# Goal of the exercise:
Omit pictures and quote the listing below line by line, from its start through the line that holds "const yGrid = [0.8, 0.9];".

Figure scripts

-----

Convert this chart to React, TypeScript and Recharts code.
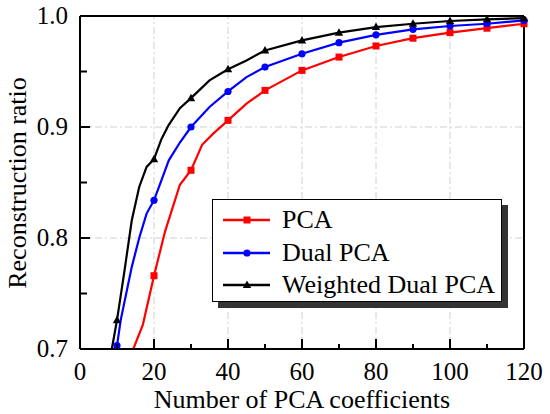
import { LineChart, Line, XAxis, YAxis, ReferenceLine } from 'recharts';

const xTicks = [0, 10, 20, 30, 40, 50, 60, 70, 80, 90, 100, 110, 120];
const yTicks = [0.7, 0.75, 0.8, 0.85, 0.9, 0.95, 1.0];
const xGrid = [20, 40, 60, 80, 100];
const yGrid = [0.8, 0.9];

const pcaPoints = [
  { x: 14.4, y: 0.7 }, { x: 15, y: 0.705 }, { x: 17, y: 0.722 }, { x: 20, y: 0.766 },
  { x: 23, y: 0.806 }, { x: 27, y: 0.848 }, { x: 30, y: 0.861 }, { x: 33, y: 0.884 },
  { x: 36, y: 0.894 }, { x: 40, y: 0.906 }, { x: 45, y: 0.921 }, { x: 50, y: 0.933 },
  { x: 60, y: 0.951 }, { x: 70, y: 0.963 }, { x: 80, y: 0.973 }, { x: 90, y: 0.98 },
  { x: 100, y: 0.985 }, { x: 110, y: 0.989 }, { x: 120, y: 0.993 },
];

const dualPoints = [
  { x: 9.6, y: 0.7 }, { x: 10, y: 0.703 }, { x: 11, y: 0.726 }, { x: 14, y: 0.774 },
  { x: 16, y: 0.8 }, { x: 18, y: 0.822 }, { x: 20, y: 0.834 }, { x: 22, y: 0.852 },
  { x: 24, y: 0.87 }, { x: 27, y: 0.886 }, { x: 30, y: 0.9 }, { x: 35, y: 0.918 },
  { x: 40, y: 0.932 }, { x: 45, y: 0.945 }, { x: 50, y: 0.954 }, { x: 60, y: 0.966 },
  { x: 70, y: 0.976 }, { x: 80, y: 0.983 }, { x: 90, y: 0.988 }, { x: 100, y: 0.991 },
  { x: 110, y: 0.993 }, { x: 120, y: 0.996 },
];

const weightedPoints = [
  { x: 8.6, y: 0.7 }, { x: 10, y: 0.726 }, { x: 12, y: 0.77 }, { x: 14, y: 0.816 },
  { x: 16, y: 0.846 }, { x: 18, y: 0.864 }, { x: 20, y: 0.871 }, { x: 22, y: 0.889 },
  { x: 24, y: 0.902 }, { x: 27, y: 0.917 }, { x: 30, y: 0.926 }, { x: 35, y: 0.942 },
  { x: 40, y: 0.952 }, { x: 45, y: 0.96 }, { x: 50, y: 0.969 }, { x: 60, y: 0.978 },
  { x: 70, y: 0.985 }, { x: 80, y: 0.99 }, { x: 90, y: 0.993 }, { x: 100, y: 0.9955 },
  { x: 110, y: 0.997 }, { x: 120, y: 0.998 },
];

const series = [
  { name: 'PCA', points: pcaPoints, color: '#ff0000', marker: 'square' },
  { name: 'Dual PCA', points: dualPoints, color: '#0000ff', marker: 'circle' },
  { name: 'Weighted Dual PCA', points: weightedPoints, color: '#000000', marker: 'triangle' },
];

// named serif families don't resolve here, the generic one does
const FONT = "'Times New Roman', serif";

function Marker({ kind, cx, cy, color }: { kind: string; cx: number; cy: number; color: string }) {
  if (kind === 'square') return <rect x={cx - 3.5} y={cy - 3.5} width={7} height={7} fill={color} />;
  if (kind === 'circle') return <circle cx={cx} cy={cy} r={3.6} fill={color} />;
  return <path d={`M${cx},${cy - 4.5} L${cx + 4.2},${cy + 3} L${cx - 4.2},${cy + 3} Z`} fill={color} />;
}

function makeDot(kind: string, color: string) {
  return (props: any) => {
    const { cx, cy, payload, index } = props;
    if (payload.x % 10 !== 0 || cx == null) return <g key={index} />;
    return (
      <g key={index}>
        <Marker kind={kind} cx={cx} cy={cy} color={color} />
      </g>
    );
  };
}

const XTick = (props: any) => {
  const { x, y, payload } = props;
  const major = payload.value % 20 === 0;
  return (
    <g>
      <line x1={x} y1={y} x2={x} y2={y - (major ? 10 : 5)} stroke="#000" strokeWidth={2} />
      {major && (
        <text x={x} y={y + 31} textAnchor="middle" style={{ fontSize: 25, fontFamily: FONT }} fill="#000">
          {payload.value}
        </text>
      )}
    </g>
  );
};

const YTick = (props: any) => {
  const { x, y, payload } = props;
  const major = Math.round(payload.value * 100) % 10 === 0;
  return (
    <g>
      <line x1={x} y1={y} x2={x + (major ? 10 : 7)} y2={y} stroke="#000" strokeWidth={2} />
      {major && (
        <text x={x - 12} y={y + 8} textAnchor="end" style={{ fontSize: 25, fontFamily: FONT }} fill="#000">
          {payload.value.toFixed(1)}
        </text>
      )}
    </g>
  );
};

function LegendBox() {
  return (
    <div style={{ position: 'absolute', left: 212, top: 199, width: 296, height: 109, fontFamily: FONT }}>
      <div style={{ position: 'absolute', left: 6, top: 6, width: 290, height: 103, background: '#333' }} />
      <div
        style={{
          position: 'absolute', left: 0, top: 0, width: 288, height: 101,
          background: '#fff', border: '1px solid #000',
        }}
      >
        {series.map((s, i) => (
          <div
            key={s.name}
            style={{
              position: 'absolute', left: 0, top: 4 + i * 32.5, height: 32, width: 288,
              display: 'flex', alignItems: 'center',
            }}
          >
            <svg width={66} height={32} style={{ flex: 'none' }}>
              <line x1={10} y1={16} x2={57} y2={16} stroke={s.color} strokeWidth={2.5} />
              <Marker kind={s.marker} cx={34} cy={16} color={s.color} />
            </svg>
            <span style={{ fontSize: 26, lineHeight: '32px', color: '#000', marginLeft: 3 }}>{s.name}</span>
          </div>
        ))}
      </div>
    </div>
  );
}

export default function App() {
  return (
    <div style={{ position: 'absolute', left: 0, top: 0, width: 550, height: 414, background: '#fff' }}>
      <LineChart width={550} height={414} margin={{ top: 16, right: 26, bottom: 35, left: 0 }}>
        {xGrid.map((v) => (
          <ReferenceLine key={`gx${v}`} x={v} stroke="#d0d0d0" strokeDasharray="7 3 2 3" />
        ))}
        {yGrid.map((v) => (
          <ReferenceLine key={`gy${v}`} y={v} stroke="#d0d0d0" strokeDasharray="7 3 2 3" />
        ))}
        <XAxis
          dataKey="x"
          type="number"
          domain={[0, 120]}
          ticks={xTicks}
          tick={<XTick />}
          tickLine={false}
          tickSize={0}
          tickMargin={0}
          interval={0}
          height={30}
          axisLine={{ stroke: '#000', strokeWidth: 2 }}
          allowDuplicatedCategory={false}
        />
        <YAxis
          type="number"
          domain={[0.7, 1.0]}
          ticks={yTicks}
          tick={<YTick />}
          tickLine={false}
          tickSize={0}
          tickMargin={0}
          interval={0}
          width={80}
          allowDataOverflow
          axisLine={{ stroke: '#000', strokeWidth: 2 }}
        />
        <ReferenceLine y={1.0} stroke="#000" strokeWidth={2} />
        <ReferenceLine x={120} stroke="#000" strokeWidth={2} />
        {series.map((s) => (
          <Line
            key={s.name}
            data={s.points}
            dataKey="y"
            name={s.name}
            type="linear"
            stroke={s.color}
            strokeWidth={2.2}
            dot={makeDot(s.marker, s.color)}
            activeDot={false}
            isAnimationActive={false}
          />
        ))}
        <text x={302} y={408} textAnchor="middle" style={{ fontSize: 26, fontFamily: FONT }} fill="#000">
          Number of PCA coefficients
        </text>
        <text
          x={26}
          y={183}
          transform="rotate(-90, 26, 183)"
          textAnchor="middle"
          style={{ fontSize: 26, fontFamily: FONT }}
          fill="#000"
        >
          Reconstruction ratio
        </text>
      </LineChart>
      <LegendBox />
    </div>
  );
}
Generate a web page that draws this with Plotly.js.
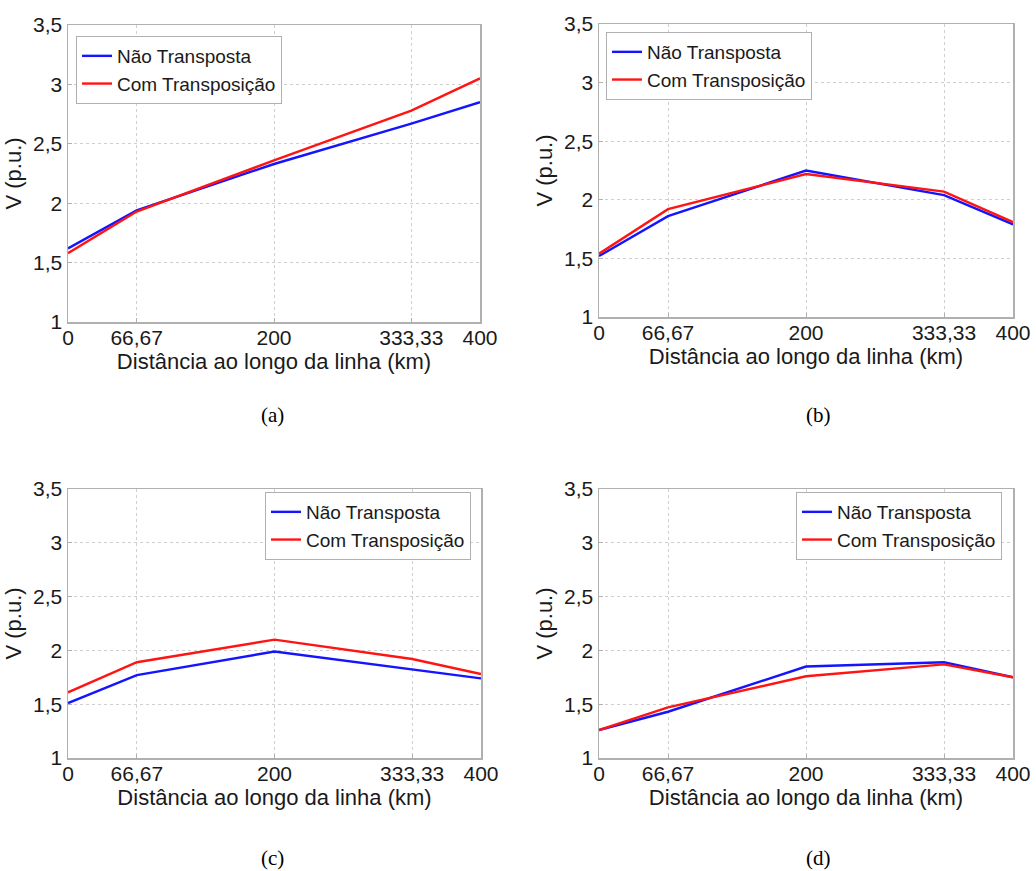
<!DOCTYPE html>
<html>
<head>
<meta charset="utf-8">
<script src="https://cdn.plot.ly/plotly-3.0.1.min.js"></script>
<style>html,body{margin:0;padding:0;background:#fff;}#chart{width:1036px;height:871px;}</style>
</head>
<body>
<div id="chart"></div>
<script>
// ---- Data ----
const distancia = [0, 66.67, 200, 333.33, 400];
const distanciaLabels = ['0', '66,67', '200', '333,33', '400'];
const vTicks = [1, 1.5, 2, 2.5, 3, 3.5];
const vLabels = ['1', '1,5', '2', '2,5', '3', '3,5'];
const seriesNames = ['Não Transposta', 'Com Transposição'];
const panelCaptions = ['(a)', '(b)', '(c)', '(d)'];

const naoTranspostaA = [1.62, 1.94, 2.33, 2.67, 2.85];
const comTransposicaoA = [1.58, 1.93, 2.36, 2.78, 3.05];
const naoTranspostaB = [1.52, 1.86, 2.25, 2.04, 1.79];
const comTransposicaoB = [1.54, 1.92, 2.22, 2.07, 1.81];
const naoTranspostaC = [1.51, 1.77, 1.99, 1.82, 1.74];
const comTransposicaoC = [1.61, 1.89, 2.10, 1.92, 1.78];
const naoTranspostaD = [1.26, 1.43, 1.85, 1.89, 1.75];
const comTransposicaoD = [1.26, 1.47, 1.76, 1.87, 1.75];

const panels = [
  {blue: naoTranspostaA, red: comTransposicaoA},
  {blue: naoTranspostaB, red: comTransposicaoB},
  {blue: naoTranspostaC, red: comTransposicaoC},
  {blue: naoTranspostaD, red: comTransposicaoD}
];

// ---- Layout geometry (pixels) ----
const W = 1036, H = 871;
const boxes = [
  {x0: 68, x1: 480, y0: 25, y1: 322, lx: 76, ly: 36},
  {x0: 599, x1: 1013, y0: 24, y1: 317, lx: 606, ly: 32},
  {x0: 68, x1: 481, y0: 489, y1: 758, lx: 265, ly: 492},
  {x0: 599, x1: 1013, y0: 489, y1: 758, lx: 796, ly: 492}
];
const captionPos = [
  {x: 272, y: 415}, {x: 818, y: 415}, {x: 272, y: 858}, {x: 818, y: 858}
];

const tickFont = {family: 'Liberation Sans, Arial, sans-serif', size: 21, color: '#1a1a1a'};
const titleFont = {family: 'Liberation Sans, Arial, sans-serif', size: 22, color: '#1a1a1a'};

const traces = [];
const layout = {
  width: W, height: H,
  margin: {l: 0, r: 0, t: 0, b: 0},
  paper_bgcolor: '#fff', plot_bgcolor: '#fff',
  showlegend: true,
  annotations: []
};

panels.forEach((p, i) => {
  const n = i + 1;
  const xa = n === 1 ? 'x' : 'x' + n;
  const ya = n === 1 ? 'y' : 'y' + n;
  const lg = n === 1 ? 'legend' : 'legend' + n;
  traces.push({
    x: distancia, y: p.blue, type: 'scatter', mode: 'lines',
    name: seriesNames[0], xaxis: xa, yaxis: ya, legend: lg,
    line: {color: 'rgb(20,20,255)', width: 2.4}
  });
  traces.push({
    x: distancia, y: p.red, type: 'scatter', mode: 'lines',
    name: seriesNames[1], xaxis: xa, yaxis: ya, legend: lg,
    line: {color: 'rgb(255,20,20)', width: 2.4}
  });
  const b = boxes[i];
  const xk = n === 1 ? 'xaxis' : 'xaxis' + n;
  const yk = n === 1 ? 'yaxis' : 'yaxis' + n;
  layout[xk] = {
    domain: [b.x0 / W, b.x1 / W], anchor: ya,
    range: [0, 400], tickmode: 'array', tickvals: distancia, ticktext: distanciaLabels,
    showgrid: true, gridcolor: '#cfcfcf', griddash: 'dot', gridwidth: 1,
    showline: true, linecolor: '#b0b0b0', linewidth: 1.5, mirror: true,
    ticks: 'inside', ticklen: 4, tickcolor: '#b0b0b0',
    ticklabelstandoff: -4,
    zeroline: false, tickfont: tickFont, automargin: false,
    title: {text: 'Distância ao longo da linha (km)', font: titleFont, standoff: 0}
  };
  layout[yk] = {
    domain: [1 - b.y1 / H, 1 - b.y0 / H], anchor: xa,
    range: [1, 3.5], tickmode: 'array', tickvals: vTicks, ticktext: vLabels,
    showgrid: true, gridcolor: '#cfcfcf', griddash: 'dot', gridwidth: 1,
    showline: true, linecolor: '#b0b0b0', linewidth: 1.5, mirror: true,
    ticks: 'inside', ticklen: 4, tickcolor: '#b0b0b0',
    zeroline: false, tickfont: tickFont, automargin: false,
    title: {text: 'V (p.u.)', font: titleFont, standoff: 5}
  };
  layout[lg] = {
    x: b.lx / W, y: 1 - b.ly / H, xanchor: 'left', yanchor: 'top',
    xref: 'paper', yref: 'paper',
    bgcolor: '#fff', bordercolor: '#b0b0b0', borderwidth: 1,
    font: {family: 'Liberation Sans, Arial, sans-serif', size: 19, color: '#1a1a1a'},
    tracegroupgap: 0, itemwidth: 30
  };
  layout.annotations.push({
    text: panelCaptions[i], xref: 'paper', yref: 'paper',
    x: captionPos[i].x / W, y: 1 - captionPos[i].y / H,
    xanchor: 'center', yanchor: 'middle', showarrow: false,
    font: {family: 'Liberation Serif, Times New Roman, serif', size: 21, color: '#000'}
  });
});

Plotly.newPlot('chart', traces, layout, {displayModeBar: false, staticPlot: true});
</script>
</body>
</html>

-----

# Task answer:
Convert this chart to React, TypeScript and Recharts code.
import { LineChart, Line, XAxis, YAxis, ReferenceLine } from 'recharts';

const xTicks = [0, 10, 20, 30, 40, 50, 60, 70, 80, 90, 100, 110, 120];
const yTicks = [0.7, 0.75, 0.8, 0.85, 0.9, 0.95, 1.0];
const xGrid = [20, 40, 60, 80, 100];
const yGrid = [0.8, 0.9];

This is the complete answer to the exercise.